Ron Hayduk teaches courses in American politics about immigration, inequality, community organizing and social movements, and voting and elections. Hayduk’s published books include Immigrant Crossroads: Globalization, Incorporation, and Placemaking in Queens, New York (co-edited, Temple University Press), Democracy for All: Restoring Immigrant Voting Rights in the United States(Routledge), Gatekeepers to the Franchise: Shaping Election Administration in New York (Cornell University Press), Democracy’s Moment: Reforming the American Political System for the 21st Century (co-edited, Rowman & Littlefield), and From ACT UP to the WTO: Urban Protest and Community Building in the Era of Globalization (co-edited, Verso), as well as numerous book chapters.

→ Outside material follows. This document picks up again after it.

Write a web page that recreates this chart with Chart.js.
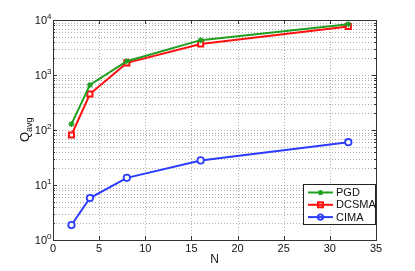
<!DOCTYPE html>
<html>
<head>
<meta charset="utf-8">
<script src="https://cdn.jsdelivr.net/npm/chart.js@4.4.0/dist/chart.umd.min.js"></script>
<style>
  html, body { margin: 0; padding: 0; background: #fff; }
  #wrap { width: 415px; height: 271px; }
</style>
</head>
<body>
<div id="wrap"><canvas id="qChart" width="415" height="271"></canvas></div>
<script>
    const nValues = [2, 4, 8, 16, 32];
    const pgd = [128, 660, 1780, 4300, 8400];
    const dcsma = [81, 450, 1660, 3660, 7620];
    const cima = [1.87, 5.8, 13.5, 28, 60];

    const xTicks = [0, 5, 10, 15, 20, 25, 30, 35];
    const yDecades = [0, 1, 2, 3, 4];

    const FONT = "Liberation Sans, Arial, sans-serif";

    const matlabAxes = {
      id: "matlabAxes",
      beforeDatasetsDraw(chart) {
        const { ctx, chartArea: a, scales: { x, y } } = chart;
        ctx.save();
        // grid
        ctx.strokeStyle = "rgba(150,150,150,0.75)";
        ctx.lineWidth = 1;
        ctx.setLineDash([1, 2]);
        xTicks.forEach(v => {
          const px = Math.round(x.getPixelForValue(v)) + 0.5;
          if (v === 0 || v === 35) return;
          ctx.beginPath(); ctx.moveTo(px, a.top); ctx.lineTo(px, a.bottom); ctx.stroke();
        });
        yDecades.forEach(d => {
          for (let m = 1; m <= 9; m++) {
            if (d === 4 && m > 1) break;
            const v = m * Math.pow(10, d);
            if ((d === 0 && m === 1) || (d === 4)) continue;
            const py = Math.round(y.getPixelForValue(v)) + 0.5;
            ctx.beginPath(); ctx.moveTo(a.left, py); ctx.lineTo(a.right, py); ctx.stroke();
          }
        });
        ctx.restore();
      },
      afterDatasetsDraw(chart) {
        const { ctx, chartArea: a, scales: { x, y } } = chart;
        ctx.save();
        ctx.strokeStyle = "#333";
        ctx.lineWidth = 1;
        ctx.setLineDash([]);
        ctx.strokeRect(Math.round(a.left) + 0.5, Math.round(a.top) + 0.5,
          Math.round(a.right - a.left), Math.round(a.bottom - a.top));

        // ticks
        ctx.beginPath();
        xTicks.forEach(v => {
          const px = Math.round(x.getPixelForValue(v)) + 0.5;
          ctx.moveTo(px, a.bottom); ctx.lineTo(px, a.bottom - 4);
          ctx.moveTo(px, a.top); ctx.lineTo(px, a.top + 4);
        });
        yDecades.forEach(d => {
          for (let m = 1; m <= 9; m++) {
            if (d === 4 && m > 1) break;
            const py = Math.round(y.getPixelForValue(m * Math.pow(10, d))) + 0.5;
            const len = m === 1 ? 4 : 2;
            ctx.moveTo(a.left, py); ctx.lineTo(a.left + len, py);
            ctx.moveTo(a.right, py); ctx.lineTo(a.right - len, py);
          }
        });
        ctx.stroke();

        // tick labels
        ctx.fillStyle = "#111";
        ctx.font = "11px " + FONT;
        ctx.textAlign = "center";
        ctx.textBaseline = "middle";
        xTicks.forEach(v => {
          ctx.fillText(String(v), x.getPixelForValue(v), a.bottom + 9);
        });
        yDecades.forEach(d => {
          const py = y.getPixelForValue(Math.pow(10, d));
          ctx.font = "11px " + FONT;
          ctx.textAlign = "right";
          ctx.fillText("10", a.right === 0 ? 0 : a.left - 6, py + 1);
          ctx.font = "8px " + FONT;
          ctx.textAlign = "left";
          ctx.fillText(String(d), a.left - 6, py - 3);
        });

        // axis titles
        ctx.font = "12px " + FONT;
        ctx.textAlign = "center";
        ctx.fillText("N", (a.left + a.right) / 2, 260);
        ctx.translate(25, 128);
        ctx.rotate(-Math.PI / 2);
        ctx.textAlign = "left";
        ctx.textBaseline = "alphabetic";
        ctx.font = "13px " + FONT;
        const qw = ctx.measureText("Q").width;
        ctx.fillText("Q", -14, 4);
        ctx.font = "9px " + FONT;
        ctx.fillText("avg", -14 + qw, 7);
        ctx.restore();

        // legend
        ctx.save();
        const lx = 303, ly = 184, lw = 72, lh = 40;
        ctx.fillStyle = "#fff";
        ctx.fillRect(lx, ly, lw, lh);
        ctx.strokeStyle = "#222";
        ctx.lineWidth = 1;
        ctx.strokeRect(lx + 0.5, ly + 0.5, lw, lh);
        chart.data.datasets.forEach((ds, i) => {
          const cy = ly + 8.5 + i * 12.3;
          ctx.strokeStyle = ds.borderColor;
          ctx.lineWidth = 2;
          ctx.beginPath(); ctx.moveTo(lx + 5, cy); ctx.lineTo(lx + 30, cy); ctx.stroke();
          ctx.lineWidth = ds.pointBorderWidth;
          ctx.fillStyle = "#fff";
          const mx = lx + 17.5;
          if (ds.pointStyle === "rect") {
            ctx.strokeRect(mx - 2.5, cy - 2.5, 5, 5);
          } else if (ds.pointStyle === "circle") {
            ctx.beginPath(); ctx.arc(mx, cy, 2.7, 0, Math.PI * 2); ctx.stroke();
          } else {
            ctx.lineWidth = 1.2;
            ctx.beginPath();
            ctx.moveTo(mx - 2, cy - 2); ctx.lineTo(mx + 2, cy + 2);
            ctx.moveTo(mx + 2, cy - 2); ctx.lineTo(mx - 2, cy + 2);
            ctx.moveTo(mx, cy - 2.5); ctx.lineTo(mx, cy + 2.5);
            ctx.moveTo(mx - 2.5, cy); ctx.lineTo(mx + 2.5, cy);
            ctx.stroke();
          }
          ctx.fillStyle = "#111";
          ctx.font = "11px " + FONT;
          ctx.textAlign = "left";
          ctx.textBaseline = "middle";
          ctx.fillText(ds.label, lx + 33, cy + 0.5);
        });
        ctx.restore();
      }
    };

    const ctx = document.getElementById("qChart").getContext("2d");

    new Chart(ctx, {
      type: "line",
      data: {
        datasets: [
          {
            label: "PGD",
            data: nValues.map((n, i) => ({ x: n, y: pgd[i] })),
            borderColor: "#1f9e1f",
            backgroundColor: "#1f9e1f",
            borderWidth: 2,
            pointStyle: "star",
            pointRadius: 3,
            pointBorderWidth: 1.2
          },
          {
            label: "DCSMA",
            data: nValues.map((n, i) => ({ x: n, y: dcsma[i] })),
            borderColor: "#ff1010",
            backgroundColor: "#ffffff",
            borderWidth: 2,
            pointStyle: "rect",
            pointRadius: 3.6,
            pointBorderWidth: 2
          },
          {
            label: "CIMA",
            data: nValues.map((n, i) => ({ x: n, y: cima[i] })),
            borderColor: "#2b3cff",
            backgroundColor: "#ffffff",
            borderWidth: 2,
            pointStyle: "circle",
            pointRadius: 3.2,
            pointBorderWidth: 1.8
          }
        ]
      },
      options: {
        responsive: false,
        animation: false,
        layout: { padding: { left: 53, right: 39, top: 20, bottom: 31 } },
        plugins: { legend: { display: false }, tooltip: { enabled: false } },
        scales: {
          x: { type: "linear", min: 0, max: 35, display: false },
          y: { type: "logarithmic", min: 1, max: 10000, display: false }
        }
      },
      plugins: [matlabAxes]
    });
</script>
</body>
</html>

Along with Marcela García-Castañon, Hayduk co-edited a symposium titled “Xenophobia, Belonging and Agency: Citizenship in Immigrant America,” and contributed essays to Cosmopolitan Civil Societies, New Political Science, the Journal of International Migration and Integration, Socialism and Democracy, Radical Teacher, and Dialectical Anthropology. Hayduk’s work also appears in popular venues such as Calmatters, the Los Angeles Times, and Jacobin. His research has been covered by the Washington Post, New York Times, Los Angeles Times, NPR, TIME, CNN, and other news networks.

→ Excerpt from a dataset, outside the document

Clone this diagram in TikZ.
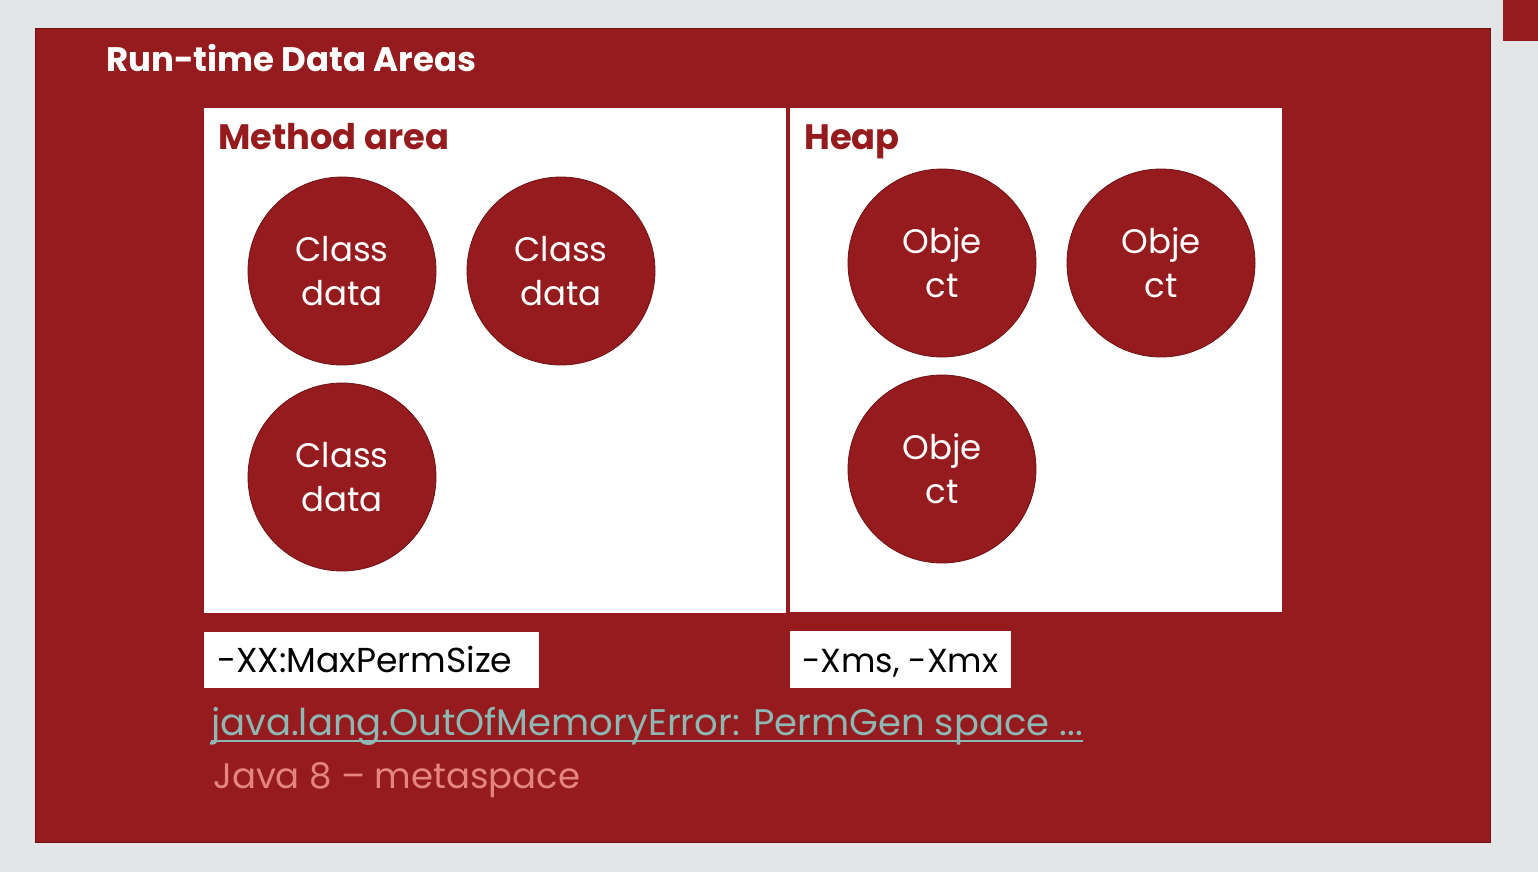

Formerly a social worker, Hayduk previously worked in NYC government, consulted to policy organizations (Demos, Aspen Institute, Brennan Center), and served as an expert witness in court cases. Hayduk’s current research projects include a study of Participatory Budgeting in Bay Area jurisdictions, two studies of immigrant voting laws and practices (one historical, one contemporary), and a study of immigrant incorporation. Hayduk serves on the Board of the North American Participatory Budgeting Research Board and the Editorial Board of Socialism and Democracy. Hayduk obtained his Ph.D. from the City University of New York (CUNY) where he taught before coming to SFSU in 2016.